Anthony is benefiting from more touches and more shots — an average of 21.6 per game since Lin and Stoudemire were lost, an increase of 4.2 per game. But he is also benefiting by a move to power forward (Stoudemire’s spot), where he can beat opponents with his quickness and perimeter game.
“They’re going to play the game through Carmelo,” Orlando Coach Stan Van Gundy said last week. “They’re not trying to split up touches and keep other people happy and everything else.”
The results should not be surprising. Anthony has historically been at his best as a solo act, as the undisputed focal point of his team, as the primary shooter, scorer and ball-handler — the role he has now. He is annually among the league leaders in usage rate, which measures the percentage of team possessions used by a player.

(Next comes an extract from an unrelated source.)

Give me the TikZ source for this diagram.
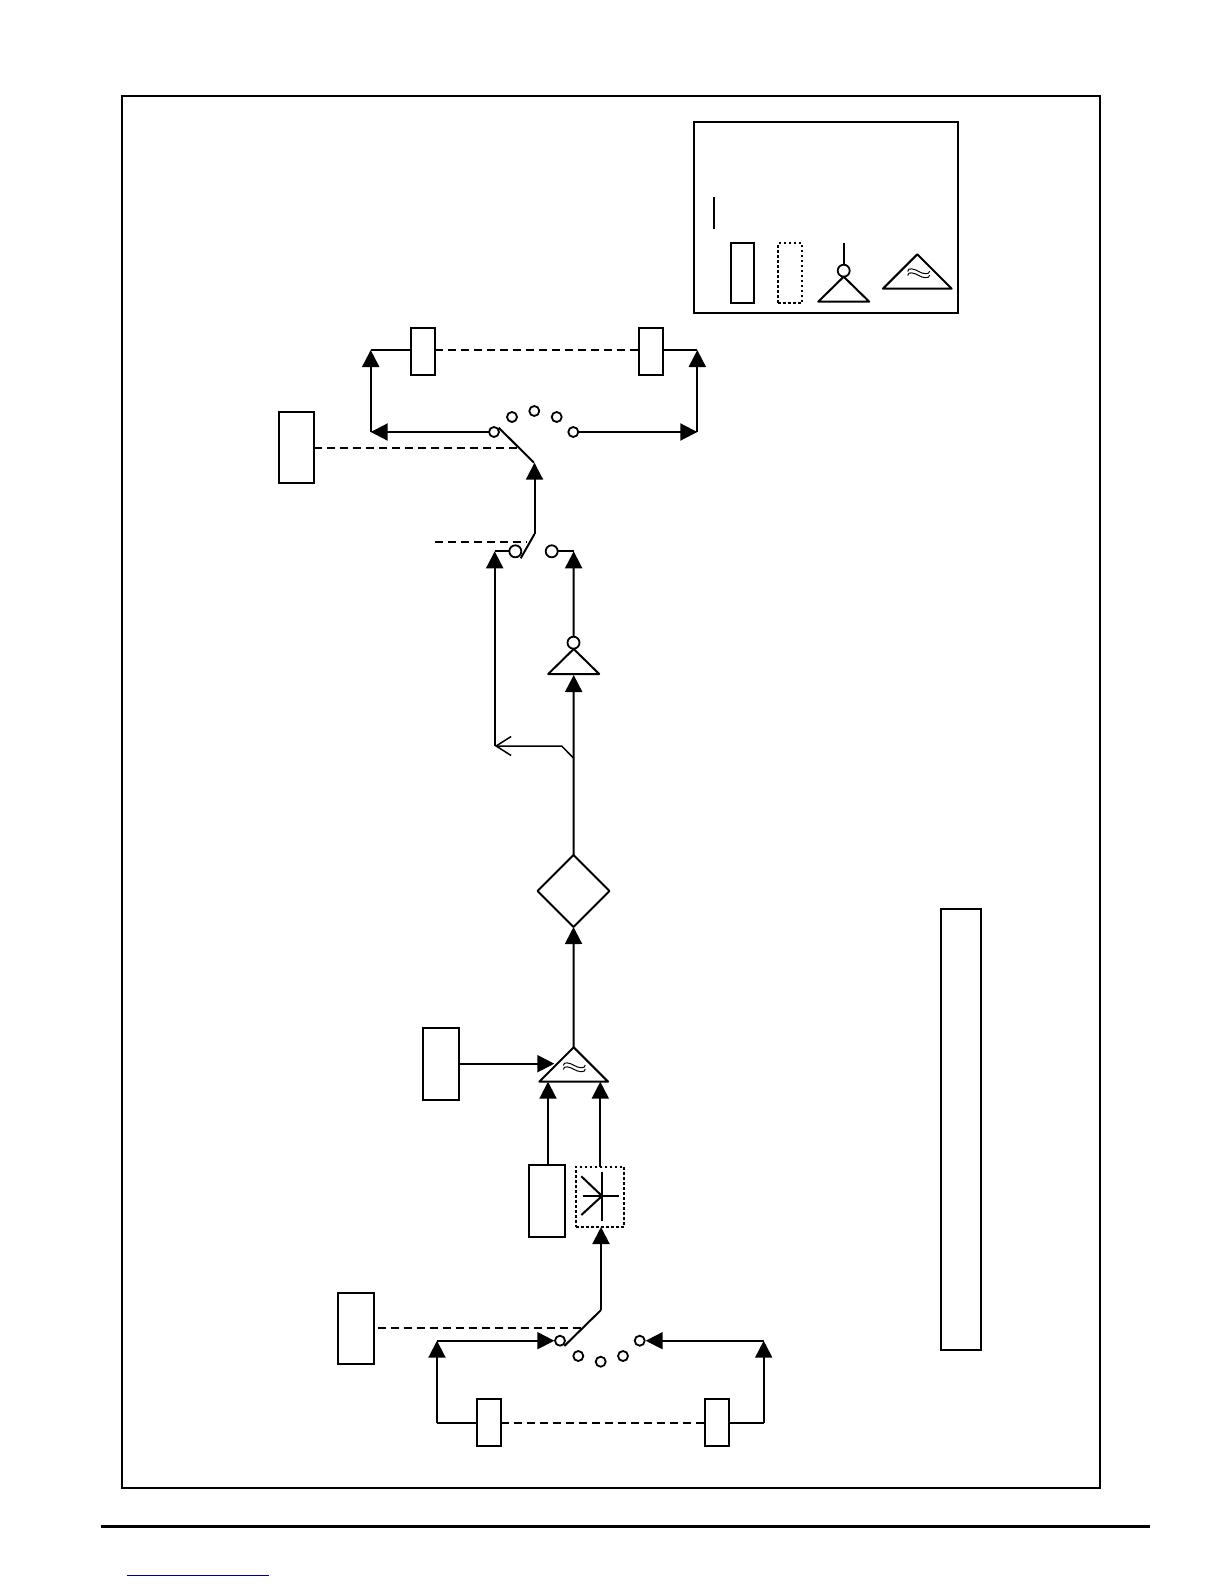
\documentclass[tikz,border=0pt]{standalone}
\usepackage{tikz}
\usetikzlibrary{arrows.meta}
\usetikzlibrary{shapes.geometric}
\pgfdeclarelayer{edgelayer}
\pgfdeclarelayer{nodelayer}
\pgfsetlayers{edgelayer,nodelayer,main}
\tikzstyle{none}=[inner sep=0pt,outer sep=0pt]
\tikzstyle{panel}=[rectangle,draw=black,line width=2pt,inner sep=0pt,outer sep=0pt]
\tikzstyle{relay}=[panel,fill=white,minimum width=24.5pt,minimum height=47pt]
\tikzstyle{block}=[panel,fill=white,minimum width=36.5pt,minimum height=72pt]
\tikzstyle{ghost}=[panel,fill=white,dash pattern=on 2.5pt off 2.5pt]
\tikzstyle{contact}=[circle,fill=white,draw=black,line width=1.8pt,minimum size=10pt,inner sep=0pt,outer sep=0pt]
\tikzstyle{bubble}=[contact,minimum size=12pt]
\tikzstyle{decision}=[diamond,fill=white,draw=black,line width=2pt,line join=round,minimum width=72pt,minimum height=72pt,inner sep=0pt,outer sep=0pt]
\tikzstyle{amp}=[isosceles triangle,isosceles triangle stretches,shape border rotate=90,anchor=apex,fill=white,draw=black,line width=2pt,line join=round,inner sep=0pt,outer sep=0pt,minimum height=25pt,minimum width=51pt]
\tikzstyle{mixer}=[amp,minimum height=34.4pt,minimum width=68.7pt]
\tikzstyle{wire}=[draw=black,line width=2pt]
\tikzstyle{transition}=[wire,-{Triangle[length=17pt,width=17pt]}]
\tikzstyle{link}=[draw=black,line width=2pt,dash pattern=on 8pt off 5pt]
\tikzstyle{tap}=[draw=black,line width=1.5pt,-{Straight Barb[length=15pt,width=19pt]}]
\tikzset{ripple/.pic={
	\draw [line width=1pt] (-11,-3.5) .. controls (-11,-8) and (-4,-6) .. (0,-3.5) .. controls (4,-1) and (11,0) .. (11,-4);
	\draw [line width=1pt] (-11,0.5) .. controls (-11,-4) and (-4,-2) .. (0,0.5) .. controls (4,3) and (11,4) .. (11,0);
}}

\begin{document}
\begin{tikzpicture}[x=1pt,y=-1pt]
	\useasboundingbox (0,0) rectangle (1224,1584);
	\begin{pgfonlayer}{nodelayer}
		\node [style=panel,minimum width=978pt,minimum height=1392pt] (0) at (611, 792) {};
		\node [style=panel,minimum width=264pt,minimum height=191pt] (1) at (826, 217.5) {};
		\node [style=panel,minimum width=40pt,minimum height=441pt] (2) at (960.5, 1129.5) {};
		% legend
		\node [style=none] (3) at (714, 197) {};
		\node [style=none] (4) at (714, 229) {};
		\node [style=relay,minimum width=23.5pt,minimum height=60pt] (5) at (742.5, 272.7) {};
		\node [style=ghost,minimum width=24pt,minimum height=60pt] (6) at (790, 273) {};
		\node [style=none] (7) at (843.7, 243) {};
		\node [style=bubble] (8) at (843.7, 270.7) {};
		\node [style=amp] (9) at (843.7, 276.7) {};
		\node [style=mixer] (10) at (917.3, 254.3) {};
		% upper selector
		\node [style=relay] (11) at (423, 351.3) {};
		\node [style=relay] (12) at (651, 351.3) {};
		\node [style=none] (13) at (370.7, 350) {};
		\node [style=none] (14) at (697.3, 350) {};
		\node [style=none] (15) at (370.7, 432) {};
		\node [style=none] (16) at (697.3, 432) {};
		\node [style=contact] (17) at (494, 432) {};
		\node [style=contact] (18) at (512, 417) {};
		\node [style=contact] (19) at (534.3, 411) {};
		\node [style=contact] (20) at (556.7, 417) {};
		\node [style=contact] (21) at (573.3, 432) {};
		\node [style=block,minimum width=35pt,minimum height=71pt] (22) at (296.5, 447.7) {};
		\node [style=none] (23) at (498.7, 427.7) {};
		\node [style=none] (24) at (534, 462.7) {};
		\node [style=none] (25) at (518, 447.7) {};
		% middle switch
		\node [style=none] (26) at (534.5, 534) {};
		\node [style=none] (27) at (520.7, 558.3) {};
		\node [style=none] (28) at (435.3, 541.7) {};
		\node [style=none] (29) at (527, 541.7) {};
		\node [style=bubble] (30) at (515.3, 551.3) {};
		\node [style=bubble] (31) at (551.7, 551.3) {};
		\node [style=none] (32) at (494.7, 551.3) {};
		\node [style=none] (33) at (573.7, 551.3) {};
		\node [style=bubble] (34) at (573.5, 642.7) {};
		\node [style=amp] (35) at (573.7, 649) {};
		\node [style=none] (36) at (573.7, 675) {};
		\node [style=none] (37) at (573.7, 758.3) {};
		\node [style=none] (38) at (561.7, 746) {};
		\node [style=none] (39) at (494.7, 746) {};
		\node [style=decision] (40) at (573.5, 891) {};
		\node [style=mixer] (41) at (573.7, 1047.3) {};
		% inputs
		\node [style=block] (42) at (441, 1064) {};
		\node [style=none] (43) at (459.3, 1063.7) {};
		\node [style=none] (44) at (554.3, 1063.7) {};
		\node [style=block] (45) at (547, 1201) {};
		\node [style=none] (46) at (548, 1081.7) {};
		\node [style=ghost,minimum width=48pt,minimum height=60.3pt] (47) at (600, 1196.8) {};
		\node [style=none] (48) at (600.3, 1081.7) {};
		\node [style=none] (49) at (602, 1171.7) {};
		\node [style=none] (50) at (602, 1220.7) {};
		\node [style=none] (51) at (582.7, 1196) {};
		\node [style=none] (52) at (619, 1196) {};
		\node [style=none] (53) at (581.3, 1176.3) {};
		\node [style=none] (54) at (581.3, 1215) {};
		\node [style=none] (55) at (602, 1196) {};
		% lower selector
		\node [style=block,minimum height=71.5pt] (56) at (356, 1328.5) {};
		\node [style=none] (57) at (377.7, 1327.7) {};
		\node [style=none] (58) at (581.7, 1327.7) {};
		\node [style=none] (59) at (601, 1310) {};
		\node [style=none] (60) at (564.3, 1346) {};
		\node [style=contact] (61) at (560, 1340.7) {};
		\node [style=contact] (62) at (578.3, 1356) {};
		\node [style=contact] (63) at (600.7, 1361.7) {};
		\node [style=contact] (64) at (623, 1356) {};
		\node [style=contact] (65) at (639.7, 1340.7) {};
		\node [style=none] (66) at (437, 1340.7) {};
		\node [style=none] (67) at (763.7, 1340.7) {};
		\node [style=none] (68) at (437, 1423) {};
		\node [style=none] (69) at (763.7, 1423) {};
		\node [style=relay] (70) at (488.8, 1422.4) {};
		\node [style=relay] (71) at (717, 1422.4) {};
		\node [style=none] (72) at (601, 1227) {};
		\node [style=none] (73) at (554.3, 1340.7) {};
		\node [style=none] (74) at (645.7, 1340.7) {};
		% page rules
		\node [style=none] (75) at (100.5, 1526.7) {};
		\node [style=none] (76) at (1150, 1526.7) {};
		\node [style=none] (77) at (127, 1575) {};
		\node [style=none] (78) at (268.7, 1575) {};
		\pic at (918.7, 275) {ripple};
		\pic at (574.3, 1069) {ripple};
	\end{pgfonlayer}
	\begin{pgfonlayer}{edgelayer}
		\draw [style=wire] (3.center) to (4.center);
		\draw [style=wire] (7.center) to (8);
		% upper selector
		\draw [style=wire] (13.center) to (13 -| 11.west);
		\draw [style=wire] (14.center) to (14 -| 12.east);
		\draw [style=link] (13 -| 11.east) to (14 -| 12.west);
		\draw [style=transition] (15.center) to (13.center);
		\draw [style=transition] (16.center) to (14.center);
		\draw [style=transition] (17) to (15.center);
		\draw [style=transition] (21) to (16.center);
		\draw [style=link] (22.east) to (25.center);
		\draw [style=wire] (23.center) to (24.center);
		% middle switch
		\draw [style=transition] (26.center) to (24 -| 26);
		\draw [style=wire] (26.center) to (27.center);
		\draw [style=link] (28.center) to (29.center);
		\draw [style=wire] (30) to (32.center);
		\draw [style=wire] (31) to (33.center);
		\draw [style=transition] (39.center) to (32.center);
		\draw [style=transition] (34) to (33.center);
		\draw [style=transition] (40.north) to (36.center);
		\draw [style=tap] (37.center) to (38.center) to (39.center);
		\draw [style=transition] (41.apex) to (40.south);
		% inputs
		\draw [style=transition] (43.center) to (44.center);
		\draw [style=transition] (45.north -| 46) to (46.center);
		\draw [style=transition] (47.north -| 48) to (48.center);
		% lower selector
		\draw [style=link] (57.center) to (58.center);
		\draw [style=wire] (59.center) to (60.center);
		\draw [style=transition] (59.center) to (72.center);
		\draw [style=transition] (66.center) to (73.center);
		\draw [style=transition] (67.center) to (74.center);
		\draw [style=transition] (68.center) to (66.center);
		\draw [style=transition] (69.center) to (67.center);
		\draw [style=wire] (68.center) to (68 -| 70.west);
		\draw [style=wire] (69.center) to (69 -| 71.east);
		\draw [style=link] (68 -| 70.east) to (69 -| 71.west);
		% page rules
		\draw [line width=3pt,draw=black] (75.center) to (76.center);
		\draw [line width=1pt,draw=blue!55!black] (77.center) to (78.center);
	\end{pgfonlayer}
	% star sits on top of the dotted box
	\draw [style=wire] (49.center) to (50.center);
	\draw [style=wire] (51.center) to (52.center);
	\draw [style=wire] (53.center) to (55.center);
	\draw [style=wire] (54.center) to (55.center);
\end{tikzpicture}
\end{document}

Anthony averages 31.2 percent for his career.
Without Stoudemire and Lin, Anthony no longer has to defer, wait for the ball or force himself to be a facilitator, a role he rejected earlier this season.
Anthony and Stoudemire have been an awkward fit since the moment that Anthony arrived in February 2011, each playing better when the other is on the bench. The Lin-Anthony partnership has also been fraught.
The Knicks’ last losing streak coincided with Anthony returning to the lineup, after the Knicks had established a new identity formed around Lin’s ball-handling and passing.
As Anthony said on March 6, after a : “I think any time you go from the early part of the season, just having the ball and me just having the ball and being the distributor, and now just running the wings and waiting for the ball to come to me, that’s quite an adjustment for myself.”
That adjustment is no longer necessary. When Lin went down, most of D’Antoni’s spread-the-floor, pick-and-roll offense went with him. Anthony does not have to stand and wait for open shots now — he creates them himself.
For now, it is all working brilliantly. Anthony is happy, productive and thriving. The Knicks have won five of their last seven games — including upsets of Orlando and Chicago — without two key starters.
But at some point, Stoudemire will return. At some point, the Knicks will need Anthony to be more than just a single-minded scorer. Playoff series are rarely won by solo acts, as Anthony’s former team can attest.
The boos are a fading memory. The adoring cheers will last only as long as the wins do.